Sri Priya Ponnapalli
R&D Engineer, Portfolio & Risk Analytics, Bloomberg LP
2010 Ph.D. in Electrical and Computer Engineering, University of Texas at Austin
Dissertation Title: Higher-order generalized singular value decomposition – a comparative mathematical framework with applications to genomic signal processing
Advisor: Orly Alter
Dr. Sri Priya Ponnapalli received her Ph.D. in Electrical and Computer Engineering in 2010 from the University of Texas at Austin, working in the Genomic Signal Processing Lab of Dr. Orly Alter, USTAR Associate Professor of Bioengineering and Human Genetics at the SCI Institute. In her Ph.D. dissertation, Dr. Ponnapalli developed a novel mathematical framework for the comparison of multiple large-scale datasets that are arranged in tables of different row dimensions but the same column dimensions. The number of such datasets, recording different aspects of a single phenomenon, is fast growing in science and medicine. Gaining access to the full information that these datasets store requires mathematical frameworks that can compare and contrast them in order to find the similarities and dissimilarities among them. Until now only one such framework existed, which was limited to a comparison of two datasets at a time.
Ponnapalli and Alter, in collaboration with Drs. Charles F. Van Loan of Cornell University and Michael A. Saunders of Stanford University, formulated a novel generalization of the existing framework that enables comparison of more than just two datasets at a time. The team demonstrated the novel framework in comparative modeling of the cellular activities of three evolutionarily disparate organisms – human and budding and fission yeasts. The mathematical model successfully identified and separated cellular events that are common to the human and yeasts from those that are exclusive to only one of the organisms. (To read the 2011 PLoS One article, visit http://dx.doi.org/10.1371/journal.pone.0028072 ).
Alter's previous comparative modeling of the cellular activities of just two of the organisms – human and budding yeast – led to the computational prediction of a new mode of biological regulation, which she then experimentally verified in collaboration with Dr. John F. X. Diffley of Cancer Research UK. The Genomic Signal Processing Lab's recent comparative modeling of the genomes of just two cell types – normal and brain cancer cells – uncovered a new link between a brain tumor's genome and a patient's prognosis, which offers insights into the cancer's formation and growth, and suggests promising targets for drug therapy. Just as these discoveries were made possible by the ability to compare between two datasets, the mathematical framework formulated by Ponnapalli in her Ph.D. dissertation, which enables – for the first time – a comparison of more than two datasets at a time, promises to lead to discoveries that would have been impossible without it. Although this mathematical framework was developed with applications in biotechnology in mind, it could similarly be used to make discoveries in any of the many areas where large-scale datasets are being accumulated today.

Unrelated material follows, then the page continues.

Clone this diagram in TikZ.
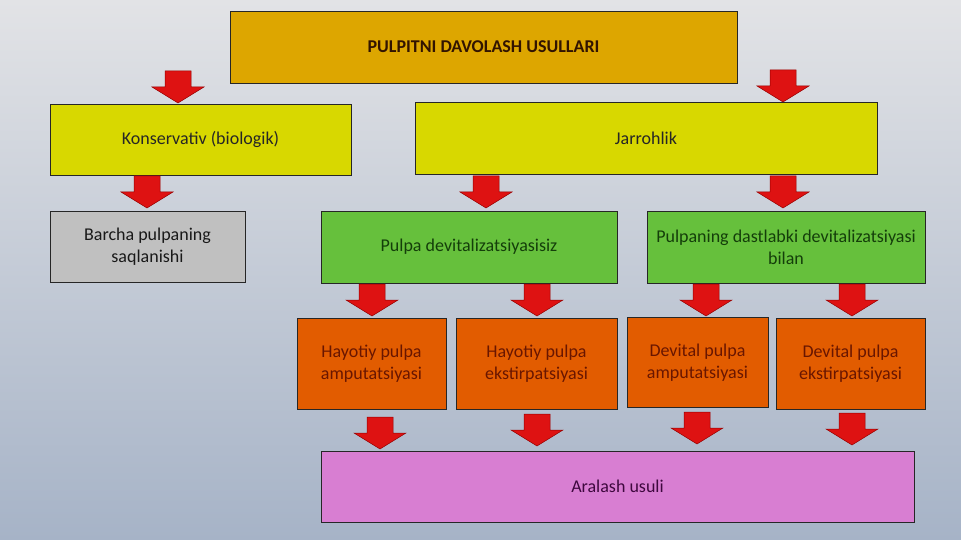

Since graduating in 2010, Dr. Ponnapalli has been applying her mathematical expertise to large-scale financial datasets in her role as an R&D Engineer for Bloomberg LP's Portfolio & Risk Analytics team in New York City.
Ponnapalli's team develops and maintains a comprehensive portfolio risk management tool. Bloomberg's clients use this tool to analyze, evaluate and reduce potential risks that may be associated with their investment portfolios. A recent add-on to the tool – the Scenario Analysis Function – allows customers to create custom scenarios representative of world-events such as the "Debt Ceiling Crisis" or the "Libyan Oil Shock" and predict the impact of these scenarios on the value of their portfolio. (To read more, visit http://www.bloomberg.com/professional/tools-analytics/portfolio-risk-analytics/ ).
Underlying the scenario analysis function are multi-factor models, built by Ponnapalli and her team. In a factor model, the return on each security is a linear combination of a small number of common factors and asset-specific, or idiosyncratic returns. At present, factor models are built specific to each asset class such as fixed-income or equities. In the future, it may be possible to apply Ponnapalli's comparative framework to multi-asset datasets and discover a common set of factors to build a multi-asset factor model.